## Set problem
Reproduce each line of the material exactly, minus any picture.

— begin Provided data —

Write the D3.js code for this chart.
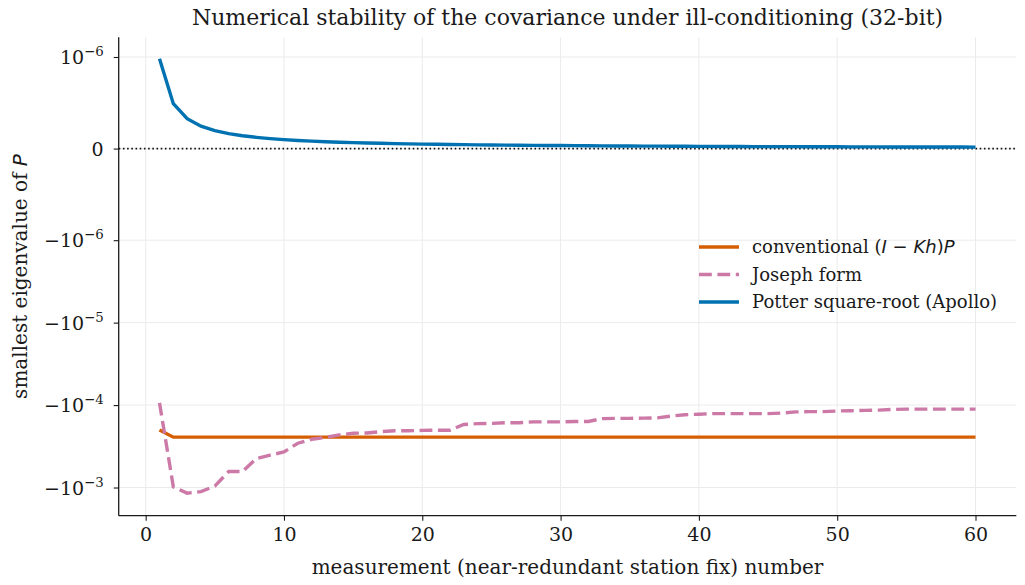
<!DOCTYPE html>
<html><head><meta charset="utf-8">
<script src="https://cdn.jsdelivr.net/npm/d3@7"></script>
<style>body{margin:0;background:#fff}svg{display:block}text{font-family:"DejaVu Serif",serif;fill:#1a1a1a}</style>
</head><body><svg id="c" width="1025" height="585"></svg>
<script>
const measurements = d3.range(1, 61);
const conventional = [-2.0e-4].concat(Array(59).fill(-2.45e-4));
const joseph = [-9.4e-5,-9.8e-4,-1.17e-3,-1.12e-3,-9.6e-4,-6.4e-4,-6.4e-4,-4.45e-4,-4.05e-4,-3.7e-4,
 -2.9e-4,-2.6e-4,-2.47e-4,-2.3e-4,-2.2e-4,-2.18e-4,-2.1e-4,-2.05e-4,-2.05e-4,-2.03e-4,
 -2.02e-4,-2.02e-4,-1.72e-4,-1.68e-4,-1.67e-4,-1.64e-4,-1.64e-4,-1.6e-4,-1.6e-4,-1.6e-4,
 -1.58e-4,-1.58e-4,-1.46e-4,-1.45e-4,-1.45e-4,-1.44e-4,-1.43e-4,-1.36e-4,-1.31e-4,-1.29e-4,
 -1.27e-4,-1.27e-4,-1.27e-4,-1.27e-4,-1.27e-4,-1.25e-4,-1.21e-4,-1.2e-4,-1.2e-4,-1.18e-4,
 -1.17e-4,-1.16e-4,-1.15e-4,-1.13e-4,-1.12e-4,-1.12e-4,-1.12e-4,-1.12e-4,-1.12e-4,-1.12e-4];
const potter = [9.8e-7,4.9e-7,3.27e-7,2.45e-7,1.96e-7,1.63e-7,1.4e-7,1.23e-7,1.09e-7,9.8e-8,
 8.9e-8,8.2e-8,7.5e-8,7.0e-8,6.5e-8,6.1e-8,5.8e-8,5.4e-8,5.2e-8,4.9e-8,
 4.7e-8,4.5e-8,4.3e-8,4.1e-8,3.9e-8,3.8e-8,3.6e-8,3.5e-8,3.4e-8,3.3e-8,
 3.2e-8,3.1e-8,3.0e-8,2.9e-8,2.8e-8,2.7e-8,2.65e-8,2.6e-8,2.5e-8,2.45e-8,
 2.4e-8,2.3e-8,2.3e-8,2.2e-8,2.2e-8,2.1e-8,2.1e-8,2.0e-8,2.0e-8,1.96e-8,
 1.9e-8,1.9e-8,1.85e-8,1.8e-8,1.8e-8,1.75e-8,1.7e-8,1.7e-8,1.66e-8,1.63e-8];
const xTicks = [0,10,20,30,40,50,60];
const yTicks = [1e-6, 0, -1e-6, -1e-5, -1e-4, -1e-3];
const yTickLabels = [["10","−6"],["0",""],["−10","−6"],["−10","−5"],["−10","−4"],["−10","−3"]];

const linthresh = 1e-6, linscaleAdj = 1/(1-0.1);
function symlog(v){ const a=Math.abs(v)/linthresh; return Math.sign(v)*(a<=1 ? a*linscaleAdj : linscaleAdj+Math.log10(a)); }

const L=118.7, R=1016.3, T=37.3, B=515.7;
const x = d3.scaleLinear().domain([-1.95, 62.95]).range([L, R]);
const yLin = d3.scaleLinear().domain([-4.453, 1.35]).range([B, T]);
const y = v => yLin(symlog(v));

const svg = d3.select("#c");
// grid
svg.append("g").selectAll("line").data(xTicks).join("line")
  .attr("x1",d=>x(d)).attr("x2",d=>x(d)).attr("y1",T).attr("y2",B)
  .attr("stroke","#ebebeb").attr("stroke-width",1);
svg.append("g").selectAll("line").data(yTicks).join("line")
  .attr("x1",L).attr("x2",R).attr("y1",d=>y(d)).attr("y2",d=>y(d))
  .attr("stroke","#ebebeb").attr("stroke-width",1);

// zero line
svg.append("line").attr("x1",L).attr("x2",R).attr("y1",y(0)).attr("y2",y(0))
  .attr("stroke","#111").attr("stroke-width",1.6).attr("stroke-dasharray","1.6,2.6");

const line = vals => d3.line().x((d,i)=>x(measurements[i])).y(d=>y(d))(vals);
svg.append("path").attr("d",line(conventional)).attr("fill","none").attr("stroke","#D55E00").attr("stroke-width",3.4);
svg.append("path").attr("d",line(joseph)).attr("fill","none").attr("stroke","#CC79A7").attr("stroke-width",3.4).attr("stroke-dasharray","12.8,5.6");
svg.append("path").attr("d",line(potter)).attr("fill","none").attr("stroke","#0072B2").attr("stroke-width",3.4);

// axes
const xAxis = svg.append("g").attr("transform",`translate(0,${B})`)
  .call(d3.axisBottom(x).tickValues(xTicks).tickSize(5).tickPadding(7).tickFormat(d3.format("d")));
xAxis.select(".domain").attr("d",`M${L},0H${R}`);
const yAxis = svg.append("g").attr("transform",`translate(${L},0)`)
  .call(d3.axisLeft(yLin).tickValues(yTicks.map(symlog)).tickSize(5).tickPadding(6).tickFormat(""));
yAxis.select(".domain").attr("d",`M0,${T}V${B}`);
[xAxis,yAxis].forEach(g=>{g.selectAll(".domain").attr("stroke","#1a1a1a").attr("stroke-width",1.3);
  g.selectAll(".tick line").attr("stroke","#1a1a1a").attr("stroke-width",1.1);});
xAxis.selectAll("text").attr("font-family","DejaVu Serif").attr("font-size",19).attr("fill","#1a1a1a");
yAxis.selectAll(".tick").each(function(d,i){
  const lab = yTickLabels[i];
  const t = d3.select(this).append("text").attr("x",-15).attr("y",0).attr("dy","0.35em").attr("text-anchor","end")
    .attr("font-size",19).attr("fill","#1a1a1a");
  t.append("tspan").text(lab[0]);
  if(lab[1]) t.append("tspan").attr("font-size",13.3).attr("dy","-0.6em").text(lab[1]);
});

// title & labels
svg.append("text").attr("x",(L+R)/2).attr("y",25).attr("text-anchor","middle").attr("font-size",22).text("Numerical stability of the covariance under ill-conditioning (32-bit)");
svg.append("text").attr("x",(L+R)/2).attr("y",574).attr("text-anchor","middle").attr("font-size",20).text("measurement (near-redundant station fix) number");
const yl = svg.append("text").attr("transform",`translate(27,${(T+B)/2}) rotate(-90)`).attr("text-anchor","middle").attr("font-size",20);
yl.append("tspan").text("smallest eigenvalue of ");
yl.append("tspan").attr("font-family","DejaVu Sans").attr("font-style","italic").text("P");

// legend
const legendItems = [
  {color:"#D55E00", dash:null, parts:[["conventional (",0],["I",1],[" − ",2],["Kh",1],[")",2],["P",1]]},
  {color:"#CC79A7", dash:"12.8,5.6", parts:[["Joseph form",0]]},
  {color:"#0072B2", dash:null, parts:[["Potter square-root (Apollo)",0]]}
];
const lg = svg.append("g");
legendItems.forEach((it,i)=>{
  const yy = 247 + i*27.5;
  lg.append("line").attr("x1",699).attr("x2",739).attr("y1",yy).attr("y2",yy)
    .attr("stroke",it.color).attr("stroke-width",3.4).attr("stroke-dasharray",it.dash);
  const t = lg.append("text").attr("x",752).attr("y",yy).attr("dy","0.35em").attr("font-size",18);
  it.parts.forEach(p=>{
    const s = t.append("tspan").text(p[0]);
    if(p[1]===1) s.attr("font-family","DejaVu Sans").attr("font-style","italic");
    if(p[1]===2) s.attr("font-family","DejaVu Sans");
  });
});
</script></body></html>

— end Provided data —

## The solution
Write the D3.js code for this chart.
<!DOCTYPE html>
<html><head><meta charset="utf-8">
<script src="https://cdn.jsdelivr.net/npm/d3@7"></script>
<style>body{margin:0;background:#fff}svg{display:block}text{font-family:"DejaVu Serif",serif;fill:#1a1a1a}</style>
</head><body><svg id="c" width="1025" height="585"></svg>
<script>
const measurements = d3.range(1, 61);
const conventional = [-2.0e-4].concat(Array(59).fill(-2.45e-4));
const joseph = [-9.4e-5,-9.8e-4,-1.17e-3,-1.12e-3,-9.6e-4,-6.4e-4,-6.4e-4,-4.45e-4,-4.05e-4,-3.7e-4,
 -2.9e-4,-2.6e-4,-2.47e-4,-2.3e-4,-2.2e-4,-2.18e-4,-2.1e-4,-2.05e-4,-2.05e-4,-2.03e-4,
 -2.02e-4,-2.02e-4,-1.72e-4,-1.68e-4,-1.67e-4,-1.64e-4,-1.64e-4,-1.6e-4,-1.6e-4,-1.6e-4,
 -1.58e-4,-1.58e-4,-1.46e-4,-1.45e-4,-1.45e-4,-1.44e-4,-1.43e-4,-1.36e-4,-1.31e-4,-1.29e-4,
 -1.27e-4,-1.27e-4,-1.27e-4,-1.27e-4,-1.27e-4,-1.25e-4,-1.21e-4,-1.2e-4,-1.2e-4,-1.18e-4,
 -1.17e-4,-1.16e-4,-1.15e-4,-1.13e-4,-1.12e-4,-1.12e-4,-1.12e-4,-1.12e-4,-1.12e-4,-1.12e-4];
const potter = [9.8e-7,4.9e-7,3.27e-7,2.45e-7,1.96e-7,1.63e-7,1.4e-7,1.23e-7,1.09e-7,9.8e-8,
 8.9e-8,8.2e-8,7.5e-8,7.0e-8,6.5e-8,6.1e-8,5.8e-8,5.4e-8,5.2e-8,4.9e-8,
 4.7e-8,4.5e-8,4.3e-8,4.1e-8,3.9e-8,3.8e-8,3.6e-8,3.5e-8,3.4e-8,3.3e-8,
 3.2e-8,3.1e-8,3.0e-8,2.9e-8,2.8e-8,2.7e-8,2.65e-8,2.6e-8,2.5e-8,2.45e-8,
 2.4e-8,2.3e-8,2.3e-8,2.2e-8,2.2e-8,2.1e-8,2.1e-8,2.0e-8,2.0e-8,1.96e-8,
 1.9e-8,1.9e-8,1.85e-8,1.8e-8,1.8e-8,1.75e-8,1.7e-8,1.7e-8,1.66e-8,1.63e-8];
const xTicks = [0,10,20,30,40,50,60];
const yTicks = [1e-6, 0, -1e-6, -1e-5, -1e-4, -1e-3];
const yTickLabels = [["10","−6"],["0",""],["−10","−6"],["−10","−5"],["−10","−4"],["−10","−3"]];

const linthresh = 1e-6, linscaleAdj = 1/(1-0.1);
function symlog(v){ const a=Math.abs(v)/linthresh; return Math.sign(v)*(a<=1 ? a*linscaleAdj : linscaleAdj+Math.log10(a)); }

const L=118.7, R=1016.3, T=37.3, B=515.7;
const x = d3.scaleLinear().domain([-1.95, 62.95]).range([L, R]);
const yLin = d3.scaleLinear().domain([-4.453, 1.35]).range([B, T]);
const y = v => yLin(symlog(v));

const svg = d3.select("#c");
// grid
svg.append("g").selectAll("line").data(xTicks).join("line")
  .attr("x1",d=>x(d)).attr("x2",d=>x(d)).attr("y1",T).attr("y2",B)
  .attr("stroke","#ebebeb").attr("stroke-width",1);
svg.append("g").selectAll("line").data(yTicks).join("line")
  .attr("x1",L).attr("x2",R).attr("y1",d=>y(d)).attr("y2",d=>y(d))
  .attr("stroke","#ebebeb").attr("stroke-width",1);

// zero line
svg.append("line").attr("x1",L).attr("x2",R).attr("y1",y(0)).attr("y2",y(0))
  .attr("stroke","#111").attr("stroke-width",1.6).attr("stroke-dasharray","1.6,2.6");

const line = vals => d3.line().x((d,i)=>x(measurements[i])).y(d=>y(d))(vals);
svg.append("path").attr("d",line(conventional)).attr("fill","none").attr("stroke","#D55E00").attr("stroke-width",3.4);
svg.append("path").attr("d",line(joseph)).attr("fill","none").attr("stroke","#CC79A7").attr("stroke-width",3.4).attr("stroke-dasharray","12.8,5.6");
svg.append("path").attr("d",line(potter)).attr("fill","none").attr("stroke","#0072B2").attr("stroke-width",3.4);

// axes
const xAxis = svg.append("g").attr("transform",`translate(0,${B})`)
  .call(d3.axisBottom(x).tickValues(xTicks).tickSize(5).tickPadding(7).tickFormat(d3.format("d")));
xAxis.select(".domain").attr("d",`M${L},0H${R}`);
const yAxis = svg.append("g").attr("transform",`translate(${L},0)`)
  .call(d3.axisLeft(yLin).tickValues(yTicks.map(symlog)).tickSize(5).tickPadding(6).tickFormat(""));
yAxis.select(".domain").attr("d",`M0,${T}V${B}`);
[xAxis,yAxis].forEach(g=>{g.selectAll(".domain").attr("stroke","#1a1a1a").attr("stroke-width",1.3);
  g.selectAll(".tick line").attr("stroke","#1a1a1a").attr("stroke-width",1.1);});
xAxis.selectAll("text").attr("font-family","DejaVu Serif").attr("font-size",19).attr("fill","#1a1a1a");
yAxis.selectAll(".tick").each(function(d,i){
  const lab = yTickLabels[i];
  const t = d3.select(this).append("text").attr("x",-15).attr("y",0).attr("dy","0.35em").attr("text-anchor","end")
    .attr("font-size",19).attr("fill","#1a1a1a");
  t.append("tspan").text(lab[0]);
  if(lab[1]) t.append("tspan").attr("font-size",13.3).attr("dy","-0.6em").text(lab[1]);
});

// title & labels
svg.append("text").attr("x",(L+R)/2).attr("y",25).attr("text-anchor","middle").attr("font-size",22).text("Numerical stability of the covariance under ill-conditioning (32-bit)");
svg.append("text").attr("x",(L+R)/2).attr("y",574).attr("text-anchor","middle").attr("font-size",20).text("measurement (near-redundant station fix) number");
const yl = svg.append("text").attr("transform",`translate(27,${(T+B)/2}) rotate(-90)`).attr("text-anchor","middle").attr("font-size",20);
yl.append("tspan").text("smallest eigenvalue of ");
yl.append("tspan").attr("font-family","DejaVu Sans").attr("font-style","italic").text("P");

// legend
const legendItems = [
  {color:"#D55E00", dash:null, parts:[["conventional (",0],["I",1],[" − ",2],["Kh",1],[")",2],["P",1]]},
  {color:"#CC79A7", dash:"12.8,5.6", parts:[["Joseph form",0]]},
  {color:"#0072B2", dash:null, parts:[["Potter square-root (Apollo)",0]]}
];
const lg = svg.append("g");
legendItems.forEach((it,i)=>{
  const yy = 247 + i*27.5;
  lg.append("line").attr("x1",699).attr("x2",739).attr("y1",yy).attr("y2",yy)
    .attr("stroke",it.color).attr("stroke-width",3.4).attr("stroke-dasharray",it.dash);
  const t = lg.append("text").attr("x",752).attr("y",yy).attr("dy","0.35em").attr("font-size",18);
  it.parts.forEach(p=>{
    const s = t.append("tspan").text(p[0]);
    if(p[1]===1) s.attr("font-family","DejaVu Sans").attr("font-style","italic");
    if(p[1]===2) s.attr("font-family","DejaVu Sans");
  });
});
</script></body></html>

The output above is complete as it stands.